**DATA SEGMENT:**
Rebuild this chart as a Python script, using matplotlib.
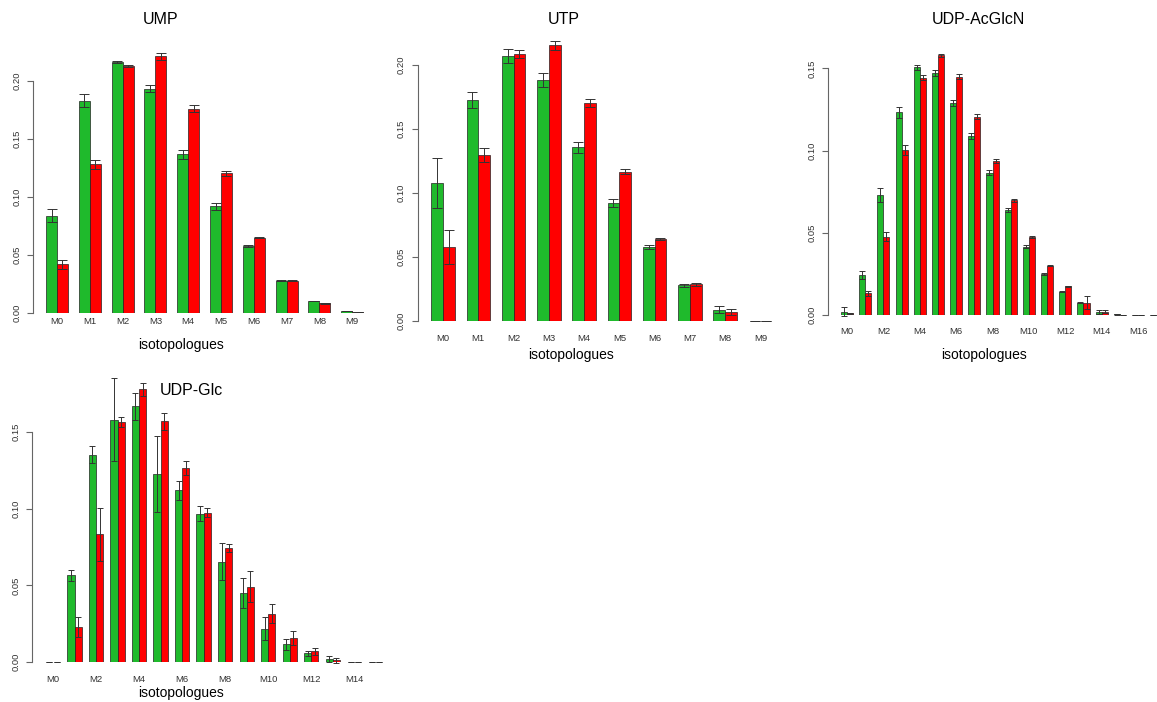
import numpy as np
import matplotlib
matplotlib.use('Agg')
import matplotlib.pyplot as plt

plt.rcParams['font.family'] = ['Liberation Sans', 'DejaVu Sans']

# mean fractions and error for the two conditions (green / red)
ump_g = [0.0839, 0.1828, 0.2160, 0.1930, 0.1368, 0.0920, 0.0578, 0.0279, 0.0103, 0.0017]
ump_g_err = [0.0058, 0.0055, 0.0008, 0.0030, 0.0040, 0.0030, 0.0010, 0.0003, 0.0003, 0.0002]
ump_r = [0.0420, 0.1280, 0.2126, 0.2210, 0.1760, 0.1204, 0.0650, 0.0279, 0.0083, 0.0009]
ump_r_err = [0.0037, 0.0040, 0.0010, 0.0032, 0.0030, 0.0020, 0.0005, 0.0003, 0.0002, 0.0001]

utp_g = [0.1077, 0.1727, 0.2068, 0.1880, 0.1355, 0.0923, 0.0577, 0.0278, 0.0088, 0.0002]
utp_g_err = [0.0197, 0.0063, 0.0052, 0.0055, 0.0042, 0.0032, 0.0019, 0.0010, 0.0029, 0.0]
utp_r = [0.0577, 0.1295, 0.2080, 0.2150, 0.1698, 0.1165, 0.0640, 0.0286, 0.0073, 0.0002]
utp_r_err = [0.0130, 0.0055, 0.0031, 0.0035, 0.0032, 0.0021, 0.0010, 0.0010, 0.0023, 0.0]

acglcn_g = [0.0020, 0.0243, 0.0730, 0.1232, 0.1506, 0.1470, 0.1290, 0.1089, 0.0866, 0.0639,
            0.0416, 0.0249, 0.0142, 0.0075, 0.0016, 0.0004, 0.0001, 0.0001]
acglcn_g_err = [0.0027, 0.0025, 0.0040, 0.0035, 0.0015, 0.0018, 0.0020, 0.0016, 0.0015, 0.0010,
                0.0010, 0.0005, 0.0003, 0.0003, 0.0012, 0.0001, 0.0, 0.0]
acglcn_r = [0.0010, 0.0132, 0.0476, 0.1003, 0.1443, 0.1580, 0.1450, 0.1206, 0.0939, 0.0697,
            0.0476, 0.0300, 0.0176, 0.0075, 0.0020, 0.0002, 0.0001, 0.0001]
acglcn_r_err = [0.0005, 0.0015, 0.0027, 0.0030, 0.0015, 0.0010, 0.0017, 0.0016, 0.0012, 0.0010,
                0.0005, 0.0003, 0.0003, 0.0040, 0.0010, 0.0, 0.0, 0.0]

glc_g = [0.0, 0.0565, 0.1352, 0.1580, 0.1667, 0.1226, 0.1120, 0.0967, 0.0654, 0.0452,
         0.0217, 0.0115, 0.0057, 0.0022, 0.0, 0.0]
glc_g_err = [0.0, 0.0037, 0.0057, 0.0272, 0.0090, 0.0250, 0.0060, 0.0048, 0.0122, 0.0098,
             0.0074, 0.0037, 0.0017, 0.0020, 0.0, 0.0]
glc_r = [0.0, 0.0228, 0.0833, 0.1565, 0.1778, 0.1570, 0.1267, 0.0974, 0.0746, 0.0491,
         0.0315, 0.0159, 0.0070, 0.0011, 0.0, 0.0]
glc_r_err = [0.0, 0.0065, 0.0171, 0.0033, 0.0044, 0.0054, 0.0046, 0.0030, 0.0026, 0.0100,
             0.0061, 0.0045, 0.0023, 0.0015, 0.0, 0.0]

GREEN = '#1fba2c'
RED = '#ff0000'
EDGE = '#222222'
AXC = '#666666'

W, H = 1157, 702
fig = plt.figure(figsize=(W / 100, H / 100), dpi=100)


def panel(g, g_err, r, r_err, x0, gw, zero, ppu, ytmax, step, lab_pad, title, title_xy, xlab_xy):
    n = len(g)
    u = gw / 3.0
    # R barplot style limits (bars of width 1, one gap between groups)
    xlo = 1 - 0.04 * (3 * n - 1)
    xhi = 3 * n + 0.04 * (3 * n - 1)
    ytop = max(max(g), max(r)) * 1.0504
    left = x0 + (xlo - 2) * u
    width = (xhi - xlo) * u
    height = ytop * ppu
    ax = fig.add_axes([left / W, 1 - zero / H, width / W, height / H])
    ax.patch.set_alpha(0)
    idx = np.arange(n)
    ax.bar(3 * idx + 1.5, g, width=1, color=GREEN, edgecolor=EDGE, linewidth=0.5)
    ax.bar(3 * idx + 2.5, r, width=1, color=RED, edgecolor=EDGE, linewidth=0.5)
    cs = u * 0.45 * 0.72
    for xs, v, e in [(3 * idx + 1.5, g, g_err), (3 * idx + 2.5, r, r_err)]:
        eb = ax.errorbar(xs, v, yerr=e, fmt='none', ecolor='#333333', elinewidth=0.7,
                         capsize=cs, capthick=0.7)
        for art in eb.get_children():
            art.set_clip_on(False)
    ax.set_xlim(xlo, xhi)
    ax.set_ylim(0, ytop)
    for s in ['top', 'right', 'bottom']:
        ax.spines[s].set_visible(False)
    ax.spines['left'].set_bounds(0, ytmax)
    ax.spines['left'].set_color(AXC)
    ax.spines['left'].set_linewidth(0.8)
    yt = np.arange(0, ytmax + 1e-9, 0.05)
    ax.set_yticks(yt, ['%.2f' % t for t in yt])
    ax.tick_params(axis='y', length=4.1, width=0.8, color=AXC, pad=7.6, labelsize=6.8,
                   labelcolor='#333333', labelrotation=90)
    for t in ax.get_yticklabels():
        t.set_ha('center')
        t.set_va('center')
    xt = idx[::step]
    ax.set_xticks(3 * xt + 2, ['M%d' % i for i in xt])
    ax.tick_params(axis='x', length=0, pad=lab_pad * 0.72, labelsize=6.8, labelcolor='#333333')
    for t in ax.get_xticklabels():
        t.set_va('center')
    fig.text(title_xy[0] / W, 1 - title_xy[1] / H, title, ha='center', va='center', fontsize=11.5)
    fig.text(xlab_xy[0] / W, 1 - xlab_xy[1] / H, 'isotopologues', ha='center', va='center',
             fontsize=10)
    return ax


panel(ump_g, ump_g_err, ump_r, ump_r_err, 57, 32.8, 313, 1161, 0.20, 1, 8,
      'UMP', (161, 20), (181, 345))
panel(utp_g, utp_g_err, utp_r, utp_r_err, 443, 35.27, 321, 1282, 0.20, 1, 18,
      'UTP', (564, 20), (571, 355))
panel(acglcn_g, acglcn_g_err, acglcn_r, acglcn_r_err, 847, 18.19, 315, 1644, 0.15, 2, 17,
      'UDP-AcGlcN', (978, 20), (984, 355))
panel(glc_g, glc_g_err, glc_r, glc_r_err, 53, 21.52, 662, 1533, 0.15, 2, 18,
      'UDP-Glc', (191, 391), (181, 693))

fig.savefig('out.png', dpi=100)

**EXERCISE GOAL:**
Write the lines above out again exactly, without any of their pictures.

**RESPONSE:**
Rebuild this chart as a Python script, using matplotlib.
import numpy as np
import matplotlib
matplotlib.use('Agg')
import matplotlib.pyplot as plt

plt.rcParams['font.family'] = ['Liberation Sans', 'DejaVu Sans']

# mean fractions and error for the two conditions (green / red)
ump_g = [0.0839, 0.1828, 0.2160, 0.1930, 0.1368, 0.0920, 0.0578, 0.0279, 0.0103, 0.0017]
ump_g_err = [0.0058, 0.0055, 0.0008, 0.0030, 0.0040, 0.0030, 0.0010, 0.0003, 0.0003, 0.0002]
ump_r = [0.0420, 0.1280, 0.2126, 0.2210, 0.1760, 0.1204, 0.0650, 0.0279, 0.0083, 0.0009]
ump_r_err = [0.0037, 0.0040, 0.0010, 0.0032, 0.0030, 0.0020, 0.0005, 0.0003, 0.0002, 0.0001]

utp_g = [0.1077, 0.1727, 0.2068, 0.1880, 0.1355, 0.0923, 0.0577, 0.0278, 0.0088, 0.0002]
utp_g_err = [0.0197, 0.0063, 0.0052, 0.0055, 0.0042, 0.0032, 0.0019, 0.0010, 0.0029, 0.0]
utp_r = [0.0577, 0.1295, 0.2080, 0.2150, 0.1698, 0.1165, 0.0640, 0.0286, 0.0073, 0.0002]
utp_r_err = [0.0130, 0.0055, 0.0031, 0.0035, 0.0032, 0.0021, 0.0010, 0.0010, 0.0023, 0.0]

acglcn_g = [0.0020, 0.0243, 0.0730, 0.1232, 0.1506, 0.1470, 0.1290, 0.1089, 0.0866, 0.0639,
            0.0416, 0.0249, 0.0142, 0.0075, 0.0016, 0.0004, 0.0001, 0.0001]
acglcn_g_err = [0.0027, 0.0025, 0.0040, 0.0035, 0.0015, 0.0018, 0.0020, 0.0016, 0.0015, 0.0010,
                0.0010, 0.0005, 0.0003, 0.0003, 0.0012, 0.0001, 0.0, 0.0]
acglcn_r = [0.0010, 0.0132, 0.0476, 0.1003, 0.1443, 0.1580, 0.1450, 0.1206, 0.0939, 0.0697,
            0.0476, 0.0300, 0.0176, 0.0075, 0.0020, 0.0002, 0.0001, 0.0001]
acglcn_r_err = [0.0005, 0.0015, 0.0027, 0.0030, 0.0015, 0.0010, 0.0017, 0.0016, 0.0012, 0.0010,
                0.0005, 0.0003, 0.0003, 0.0040, 0.0010, 0.0, 0.0, 0.0]

glc_g = [0.0, 0.0565, 0.1352, 0.1580, 0.1667, 0.1226, 0.1120, 0.0967, 0.0654, 0.0452,
         0.0217, 0.0115, 0.0057, 0.0022, 0.0, 0.0]
glc_g_err = [0.0, 0.0037, 0.0057, 0.0272, 0.0090, 0.0250, 0.0060, 0.0048, 0.0122, 0.0098,
             0.0074, 0.0037, 0.0017, 0.0020, 0.0, 0.0]
glc_r = [0.0, 0.0228, 0.0833, 0.1565, 0.1778, 0.1570, 0.1267, 0.0974, 0.0746, 0.0491,
         0.0315, 0.0159, 0.0070, 0.0011, 0.0, 0.0]
glc_r_err = [0.0, 0.0065, 0.0171, 0.0033, 0.0044, 0.0054, 0.0046, 0.0030, 0.0026, 0.0100,
             0.0061, 0.0045, 0.0023, 0.0015, 0.0, 0.0]

GREEN = '#1fba2c'
RED = '#ff0000'
EDGE = '#222222'
AXC = '#666666'

W, H = 1157, 702
fig = plt.figure(figsize=(W / 100, H / 100), dpi=100)


def panel(g, g_err, r, r_err, x0, gw, zero, ppu, ytmax, step, lab_pad, title, title_xy, xlab_xy):
    n = len(g)
    u = gw / 3.0
    # R barplot style limits (bars of width 1, one gap between groups)
    xlo = 1 - 0.04 * (3 * n - 1)
    xhi = 3 * n + 0.04 * (3 * n - 1)
    ytop = max(max(g), max(r)) * 1.0504
    left = x0 + (xlo - 2) * u
    width = (xhi - xlo) * u
    height = ytop * ppu
    ax = fig.add_axes([left / W, 1 - zero / H, width / W, height / H])
    ax.patch.set_alpha(0)
    idx = np.arange(n)
    ax.bar(3 * idx + 1.5, g, width=1, color=GREEN, edgecolor=EDGE, linewidth=0.5)
    ax.bar(3 * idx + 2.5, r, width=1, color=RED, edgecolor=EDGE, linewidth=0.5)
    cs = u * 0.45 * 0.72
    for xs, v, e in [(3 * idx + 1.5, g, g_err), (3 * idx + 2.5, r, r_err)]:
        eb = ax.errorbar(xs, v, yerr=e, fmt='none', ecolor='#333333', elinewidth=0.7,
                         capsize=cs, capthick=0.7)
        for art in eb.get_children():
            art.set_clip_on(False)
    ax.set_xlim(xlo, xhi)
    ax.set_ylim(0, ytop)
    for s in ['top', 'right', 'bottom']:
        ax.spines[s].set_visible(False)
    ax.spines['left'].set_bounds(0, ytmax)
    ax.spines['left'].set_color(AXC)
    ax.spines['left'].set_linewidth(0.8)
    yt = np.arange(0, ytmax + 1e-9, 0.05)
    ax.set_yticks(yt, ['%.2f' % t for t in yt])
    ax.tick_params(axis='y', length=4.1, width=0.8, color=AXC, pad=7.6, labelsize=6.8,
                   labelcolor='#333333', labelrotation=90)
    for t in ax.get_yticklabels():
        t.set_ha('center')
        t.set_va('center')
    xt = idx[::step]
    ax.set_xticks(3 * xt + 2, ['M%d' % i for i in xt])
    ax.tick_params(axis='x', length=0, pad=lab_pad * 0.72, labelsize=6.8, labelcolor='#333333')
    for t in ax.get_xticklabels():
        t.set_va('center')
    fig.text(title_xy[0] / W, 1 - title_xy[1] / H, title, ha='center', va='center', fontsize=11.5)
    fig.text(xlab_xy[0] / W, 1 - xlab_xy[1] / H, 'isotopologues', ha='center', va='center',
             fontsize=10)
    return ax


panel(ump_g, ump_g_err, ump_r, ump_r_err, 57, 32.8, 313, 1161, 0.20, 1, 8,
      'UMP', (161, 20), (181, 345))
panel(utp_g, utp_g_err, utp_r, utp_r_err, 443, 35.27, 321, 1282, 0.20, 1, 18,
      'UTP', (564, 20), (571, 355))
panel(acglcn_g, acglcn_g_err, acglcn_r, acglcn_r_err, 847, 18.19, 315, 1644, 0.15, 2, 17,
      'UDP-AcGlcN', (978, 20), (984, 355))
panel(glc_g, glc_g_err, glc_r, glc_r_err, 53, 21.52, 662, 1533, 0.15, 2, 18,
      'UDP-Glc', (191, 391), (181, 693))

fig.savefig('out.png', dpi=100)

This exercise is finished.